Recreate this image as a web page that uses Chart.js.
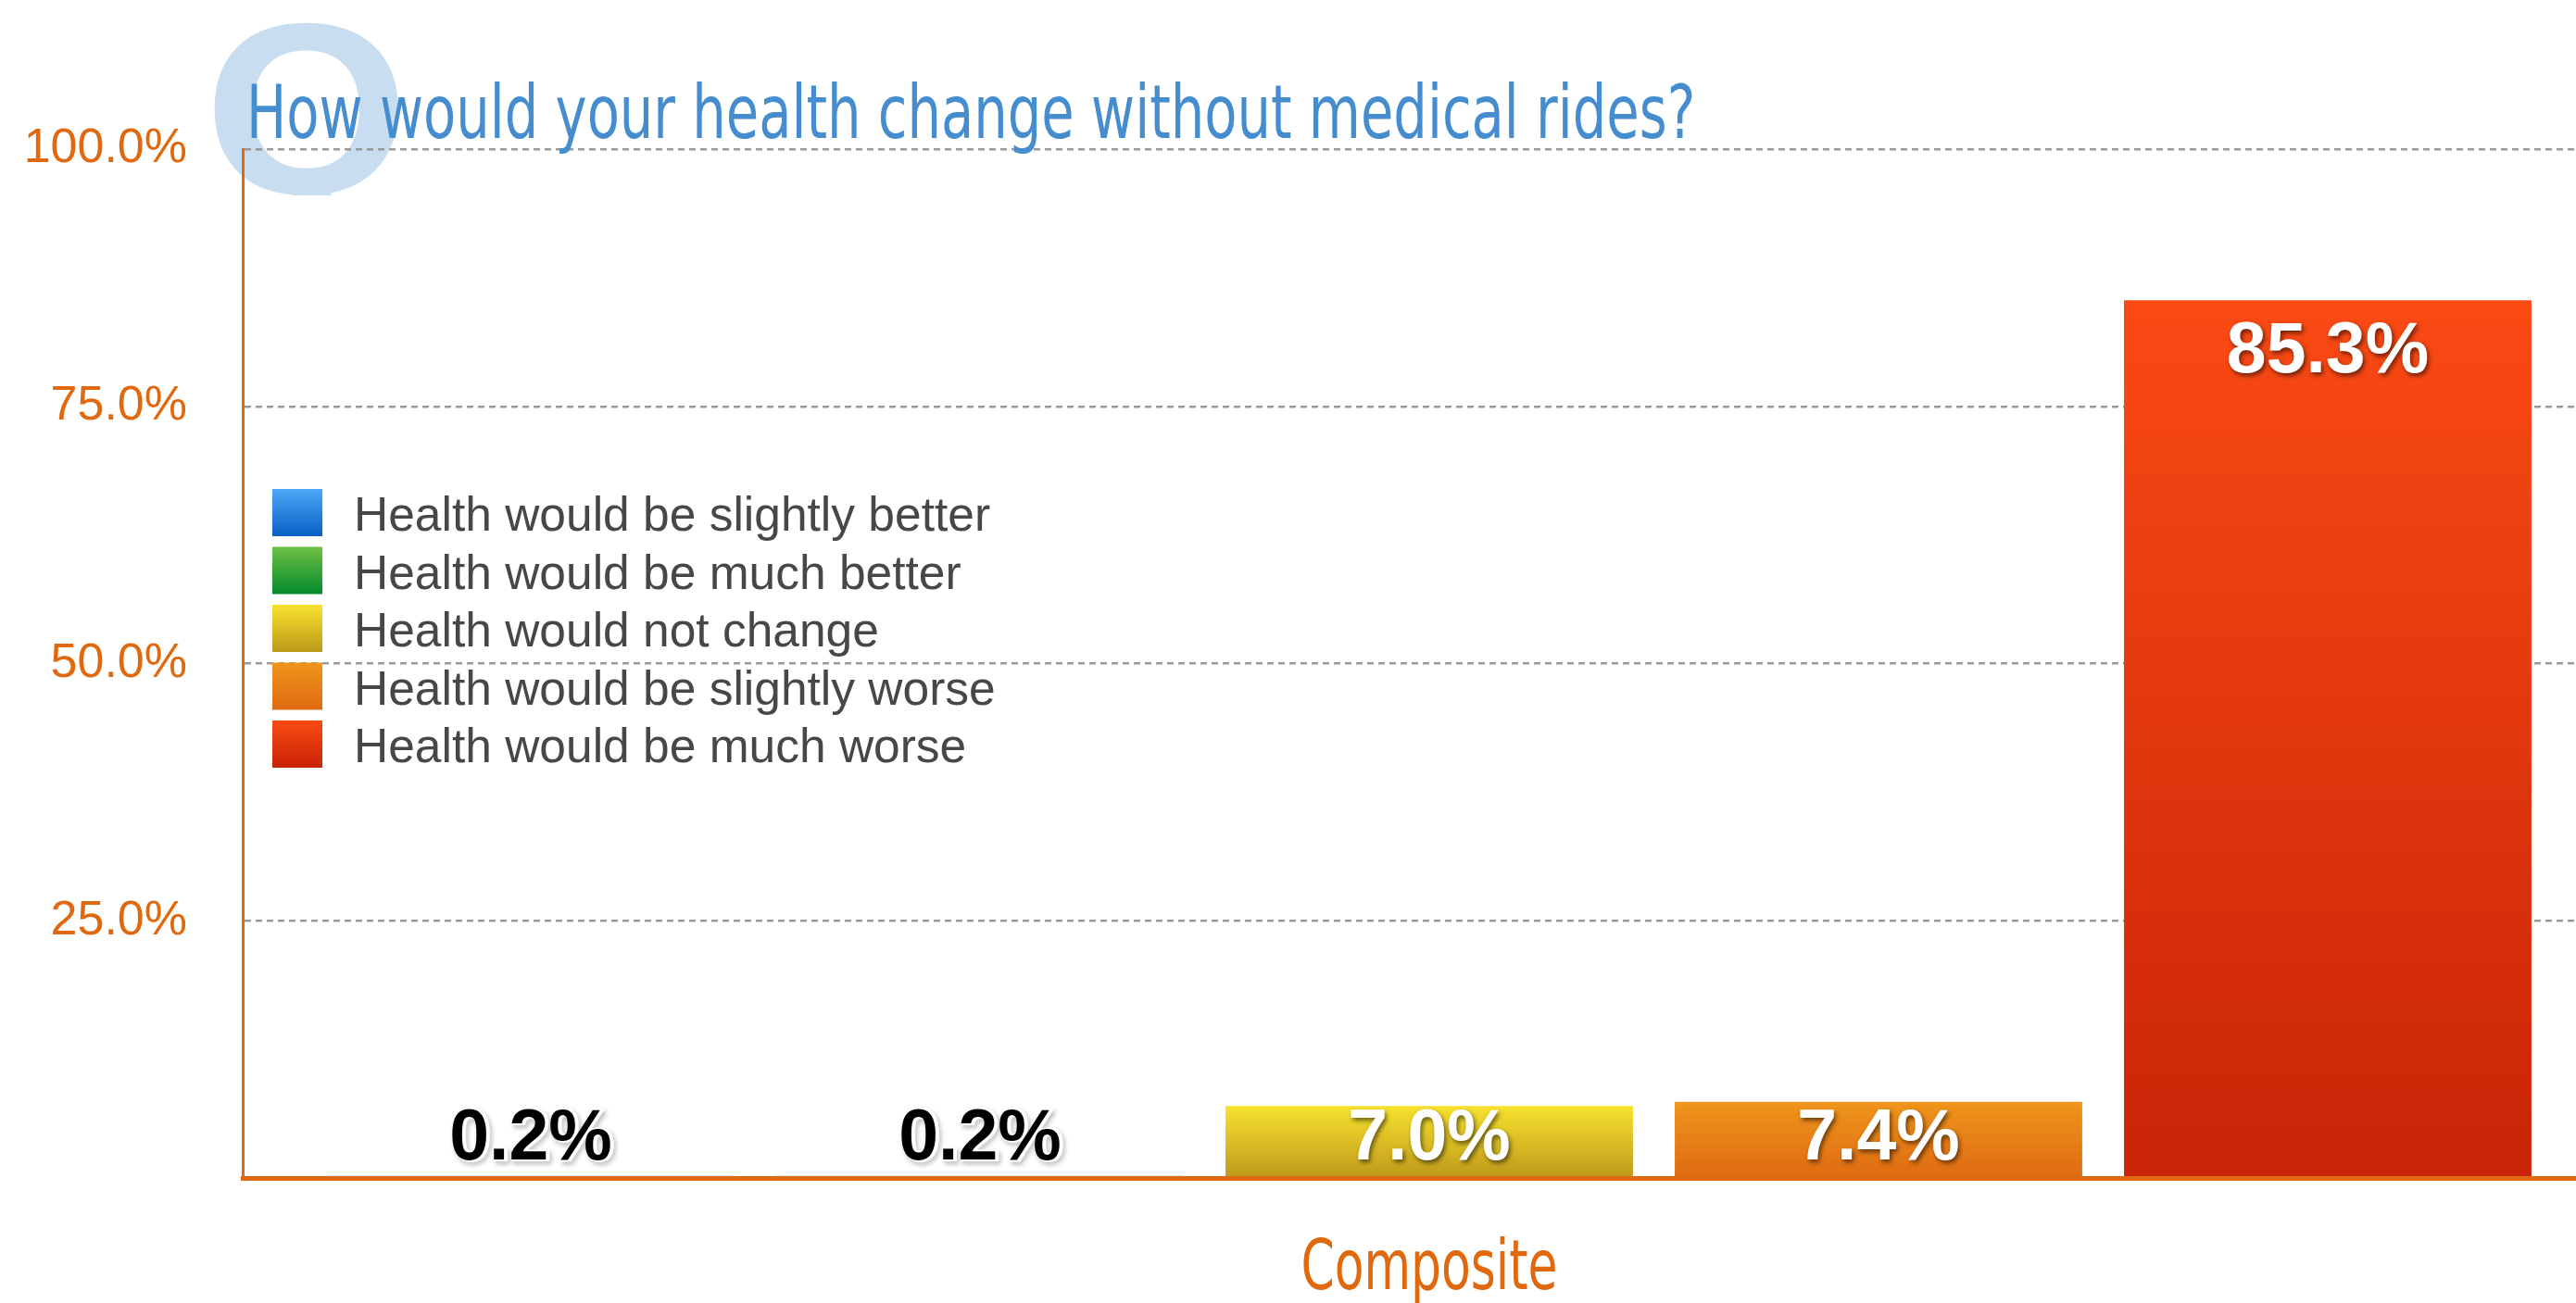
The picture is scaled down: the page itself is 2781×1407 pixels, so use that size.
<!DOCTYPE html>
<html>
<head>
<meta charset="utf-8">
<script src="https://cdn.jsdelivr.net/npm/chart.js@4.4.1/dist/chart.umd.min.js"></script>
<style>
  html, body { margin: 0; padding: 0; background: #fff; overflow: hidden; }
</style>
</head>
<body>
<canvas id="chart" width="2830" height="1407"></canvas>
<script>
const categories = ['Composite'];
const answers = [
  'Health would be slightly better',
  'Health would be much better',
  'Health would not change',
  'Health would be slightly worse',
  'Health would be much worse',
];
const shares = [0.2, 0.2, 7.0, 7.4, 85.3];
const yTicks = [25, 50, 75, 100];
const questionTitle = 'How would your health change without medical rides?';

const topColors = ['#4DA8F8', '#6EC044', '#F8E22E', '#EF951C', '#FA4A14'];
const bottomColors = ['#0560C4', '#048A2C', '#BD991A', '#DF6A12', '#C92408'];
const labelColors = ['#000', '#000', '#fff', '#fff', '#fff'];

const ORANGE = '#E0690F';
const CONDENSED = '"DejaVu Sans Condensed", "DejaVu Sans", sans-serif';
const SANS = '"Liberation Sans", Arial, sans-serif';

function barGradient(context, i) {
  const chart = context.chart;
  const y = chart.scales.y;
  if (!y || !chart.chartArea) return topColors[i];
  const top = y.getPixelForValue(context.raw ?? 0);
  const base = y.getPixelForValue(0);
  const g = chart.ctx.createLinearGradient(0, top, 0, base);
  g.addColorStop(0, topColors[i]);
  g.addColorStop(1, bottomColors[i]);
  return g;
}

// squeezed text, the original uses a condensed face
function narrowText(ctx, text, x, y, font, sx, align) {
  ctx.save();
  ctx.font = font;
  ctx.textAlign = align || 'left';
  ctx.textBaseline = 'alphabetic';
  ctx.translate(x, y);
  ctx.scale(sx, 1);
  ctx.fillText(text, 0, 0);
  ctx.restore();
}

// big pale "Q" behind the title
const bigQ = {
  id: 'bigQ',
  beforeDraw(chart) {
    const { ctx, chartArea } = chart;
    ctx.save();
    ctx.beginPath();
    ctx.rect(0, 0, chartArea.left + 300, 211);
    ctx.clip();
    ctx.font = 'bold 264px ' + SANS;
    ctx.fillStyle = '#C8DDF0';
    ctx.textAlign = 'left';
    ctx.textBaseline = 'alphabetic';
    ctx.translate(chartArea.left - 42, 209);
    ctx.scale(1.08, 1);
    ctx.fillText('Q', 0, 0);
    ctx.restore();
  },
};

// question title and category label
const texts = {
  id: 'texts',
  beforeDatasetsDraw(chart) {
    const { ctx, chartArea, scales } = chart;
    ctx.save();
    ctx.fillStyle = '#468DD0';
    narrowText(ctx, questionTitle, chartArea.left + 4, 149, '80px ' + CONDENSED, 0.8);
    ctx.fillStyle = ORANGE;
    chart.data.labels.forEach((lab, i) => {
      narrowText(ctx, lab, scales.x.getPixelForTick(i), 1392, '74px ' + CONDENSED, 0.78, 'center');
    });
    ctx.restore();
  },
};

// legend inside the plot, left side
const insideLegend = {
  id: 'insideLegend',
  afterDatasetsDraw(chart) {
    const { ctx, chartArea } = chart;
    const x = chartArea.left + 32;
    const y0 = chartArea.top + 367;
    ctx.save();
    ctx.font = '51.5px ' + SANS;
    ctx.textAlign = 'left';
    ctx.textBaseline = 'alphabetic';
    chart.data.datasets.forEach((ds, i) => {
      const top = y0 + i * 62.5;
      const g = ctx.createLinearGradient(0, top, 0, top + 51);
      g.addColorStop(0, topColors[i]);
      g.addColorStop(1, bottomColors[i]);
      ctx.fillStyle = g;
      ctx.fillRect(x, top, 54, 51);
      ctx.fillStyle = '#474747';
      ctx.fillText(ds.label, x + 88, top + 45);
    });
    ctx.restore();
  },
};

// value labels on the bars
const valueLabels = {
  id: 'valueLabels',
  afterDatasetsDraw(chart) {
    const { ctx } = chart;
    const base = chart.scales.y.getPixelForValue(0);
    ctx.save();
    ctx.font = 'bold 77px ' + SANS;
    ctx.textAlign = 'center';
    ctx.textBaseline = 'alphabetic';
    chart.data.datasets.forEach((ds, i) => {
      chart.getDatasetMeta(i).data.forEach((el, j) => {
        const txt = ds.data[j].toFixed(1) + '%';
        const yb = Math.min(el.y + 78, base - 20);
        ctx.save();
        if (labelColors[i] === '#000') {
          ctx.shadowColor = 'rgba(0,0,0,0.3)';
          ctx.shadowOffsetX = 2;
          ctx.shadowOffsetY = 3;
          ctx.shadowBlur = 5;
          ctx.strokeStyle = '#fff';
          ctx.lineWidth = 4;
          ctx.strokeText(txt, el.x + 2, yb);
          ctx.shadowColor = 'transparent';
        } else {
          ctx.shadowColor = 'rgba(0,0,0,0.55)';
          ctx.shadowOffsetX = 2;
          ctx.shadowOffsetY = 3;
          ctx.shadowBlur = 5;
        }
        ctx.fillStyle = labelColors[i];
        ctx.fillText(txt, el.x, yb);
        ctx.restore();
      });
    });
    ctx.restore();
  },
};

const ctx = document.getElementById('chart').getContext('2d');
new Chart(ctx, {
  type: 'bar',
  data: {
    labels: categories,
    datasets: answers.map((label, i) => ({
      label: label,
      data: [shares[i]],
      backgroundColor: (c) => barGradient(c, i),
      borderWidth: 0,
      barPercentage: 0.907,
      categoryPercentage: 0.9465,
    })),
  },
  options: {
    responsive: false,
    animation: false,
    layout: { padding: { left: 29, right: 6, top: 161, bottom: 0 } },
    plugins: {
      legend: { display: false },
      tooltip: { enabled: false },
      title: { display: false },
    },
    scales: {
      y: {
        min: 0,
        max: 100,
        afterBuildTicks: (axis) => {
          axis.ticks = yTicks.map((v) => ({ value: v }));
        },
        afterFit: (axis) => {
          axis.width = 233;
        },
        ticks: {
          color: ORANGE,
          padding: 60,
          font: { family: SANS, size: 52 },
          callback: (v) => v.toFixed(1) + '%',
        },
        grid: {
          color: '#9a9a9a',
          lineWidth: 2.5,
          drawTicks: false,
        },
        border: { display: true, color: ORANGE, width: 3, dash: [7, 5] },
      },
      x: {
        afterFit: (axis) => {
          axis.height = 135;
        },
        ticks: { display: false },
        grid: { display: false, drawTicks: false },
        border: { display: true, color: ORANGE, width: 5, z: 1 },
      },
    },
  },
  plugins: [bigQ, texts, insideLegend, valueLabels],
});
</script>
</body>
</html>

◆ **SHORT EXERCISE**: Quote the listing above in full, except for the pictures.

◆ **TASK SOLUTION**:
Recreate this image as a web page that uses Chart.js.
The picture is scaled down: the page itself is 2781×1407 pixels, so use that size.
<!DOCTYPE html>
<html>
<head>
<meta charset="utf-8">
<script src="https://cdn.jsdelivr.net/npm/chart.js@4.4.1/dist/chart.umd.min.js"></script>
<style>
  html, body { margin: 0; padding: 0; background: #fff; overflow: hidden; }
</style>
</head>
<body>
<canvas id="chart" width="2830" height="1407"></canvas>
<script>
const categories = ['Composite'];
const answers = [
  'Health would be slightly better',
  'Health would be much better',
  'Health would not change',
  'Health would be slightly worse',
  'Health would be much worse',
];
const shares = [0.2, 0.2, 7.0, 7.4, 85.3];
const yTicks = [25, 50, 75, 100];
const questionTitle = 'How would your health change without medical rides?';

const topColors = ['#4DA8F8', '#6EC044', '#F8E22E', '#EF951C', '#FA4A14'];
const bottomColors = ['#0560C4', '#048A2C', '#BD991A', '#DF6A12', '#C92408'];
const labelColors = ['#000', '#000', '#fff', '#fff', '#fff'];

const ORANGE = '#E0690F';
const CONDENSED = '"DejaVu Sans Condensed", "DejaVu Sans", sans-serif';
const SANS = '"Liberation Sans", Arial, sans-serif';

function barGradient(context, i) {
  const chart = context.chart;
  const y = chart.scales.y;
  if (!y || !chart.chartArea) return topColors[i];
  const top = y.getPixelForValue(context.raw ?? 0);
  const base = y.getPixelForValue(0);
  const g = chart.ctx.createLinearGradient(0, top, 0, base);
  g.addColorStop(0, topColors[i]);
  g.addColorStop(1, bottomColors[i]);
  return g;
}

// squeezed text, the original uses a condensed face
function narrowText(ctx, text, x, y, font, sx, align) {
  ctx.save();
  ctx.font = font;
  ctx.textAlign = align || 'left';
  ctx.textBaseline = 'alphabetic';
  ctx.translate(x, y);
  ctx.scale(sx, 1);
  ctx.fillText(text, 0, 0);
  ctx.restore();
}

// big pale "Q" behind the title
const bigQ = {
  id: 'bigQ',
  beforeDraw(chart) {
    const { ctx, chartArea } = chart;
    ctx.save();
    ctx.beginPath();
    ctx.rect(0, 0, chartArea.left + 300, 211);
    ctx.clip();
    ctx.font = 'bold 264px ' + SANS;
    ctx.fillStyle = '#C8DDF0';
    ctx.textAlign = 'left';
    ctx.textBaseline = 'alphabetic';
    ctx.translate(chartArea.left - 42, 209);
    ctx.scale(1.08, 1);
    ctx.fillText('Q', 0, 0);
    ctx.restore();
  },
};

// question title and category label
const texts = {
  id: 'texts',
  beforeDatasetsDraw(chart) {
    const { ctx, chartArea, scales } = chart;
    ctx.save();
    ctx.fillStyle = '#468DD0';
    narrowText(ctx, questionTitle, chartArea.left + 4, 149, '80px ' + CONDENSED, 0.8);
    ctx.fillStyle = ORANGE;
    chart.data.labels.forEach((lab, i) => {
      narrowText(ctx, lab, scales.x.getPixelForTick(i), 1392, '74px ' + CONDENSED, 0.78, 'center');
    });
    ctx.restore();
  },
};

// legend inside the plot, left side
const insideLegend = {
  id: 'insideLegend',
  afterDatasetsDraw(chart) {
    const { ctx, chartArea } = chart;
    const x = chartArea.left + 32;
    const y0 = chartArea.top + 367;
    ctx.save();
    ctx.font = '51.5px ' + SANS;
    ctx.textAlign = 'left';
    ctx.textBaseline = 'alphabetic';
    chart.data.datasets.forEach((ds, i) => {
      const top = y0 + i * 62.5;
      const g = ctx.createLinearGradient(0, top, 0, top + 51);
      g.addColorStop(0, topColors[i]);
      g.addColorStop(1, bottomColors[i]);
      ctx.fillStyle = g;
      ctx.fillRect(x, top, 54, 51);
      ctx.fillStyle = '#474747';
      ctx.fillText(ds.label, x + 88, top + 45);
    });
    ctx.restore();
  },
};

// value labels on the bars
const valueLabels = {
  id: 'valueLabels',
  afterDatasetsDraw(chart) {
    const { ctx } = chart;
    const base = chart.scales.y.getPixelForValue(0);
    ctx.save();
    ctx.font = 'bold 77px ' + SANS;
    ctx.textAlign = 'center';
    ctx.textBaseline = 'alphabetic';
    chart.data.datasets.forEach((ds, i) => {
      chart.getDatasetMeta(i).data.forEach((el, j) => {
        const txt = ds.data[j].toFixed(1) + '%';
        const yb = Math.min(el.y + 78, base - 20);
        ctx.save();
        if (labelColors[i] === '#000') {
          ctx.shadowColor = 'rgba(0,0,0,0.3)';
          ctx.shadowOffsetX = 2;
          ctx.shadowOffsetY = 3;
          ctx.shadowBlur = 5;
          ctx.strokeStyle = '#fff';
          ctx.lineWidth = 4;
          ctx.strokeText(txt, el.x + 2, yb);
          ctx.shadowColor = 'transparent';
        } else {
          ctx.shadowColor = 'rgba(0,0,0,0.55)';
          ctx.shadowOffsetX = 2;
          ctx.shadowOffsetY = 3;
          ctx.shadowBlur = 5;
        }
        ctx.fillStyle = labelColors[i];
        ctx.fillText(txt, el.x, yb);
        ctx.restore();
      });
    });
    ctx.restore();
  },
};

const ctx = document.getElementById('chart').getContext('2d');
new Chart(ctx, {
  type: 'bar',
  data: {
    labels: categories,
    datasets: answers.map((label, i) => ({
      label: label,
      data: [shares[i]],
      backgroundColor: (c) => barGradient(c, i),
      borderWidth: 0,
      barPercentage: 0.907,
      categoryPercentage: 0.9465,
    })),
  },
  options: {
    responsive: false,
    animation: false,
    layout: { padding: { left: 29, right: 6, top: 161, bottom: 0 } },
    plugins: {
      legend: { display: false },
      tooltip: { enabled: false },
      title: { display: false },
    },
    scales: {
      y: {
        min: 0,
        max: 100,
        afterBuildTicks: (axis) => {
          axis.ticks = yTicks.map((v) => ({ value: v }));
        },
        afterFit: (axis) => {
          axis.width = 233;
        },
        ticks: {
          color: ORANGE,
          padding: 60,
          font: { family: SANS, size: 52 },
          callback: (v) => v.toFixed(1) + '%',
        },
        grid: {
          color: '#9a9a9a',
          lineWidth: 2.5,
          drawTicks: false,
        },
        border: { display: true, color: ORANGE, width: 3, dash: [7, 5] },
      },
      x: {
        afterFit: (axis) => {
          axis.height = 135;
        },
        ticks: { display: false },
        grid: { display: false, drawTicks: false },
        border: { display: true, color: ORANGE, width: 5, z: 1 },
      },
    },
  },
  plugins: [bigQ, texts, insideLegend, valueLabels],
});
</script>
</body>
</html>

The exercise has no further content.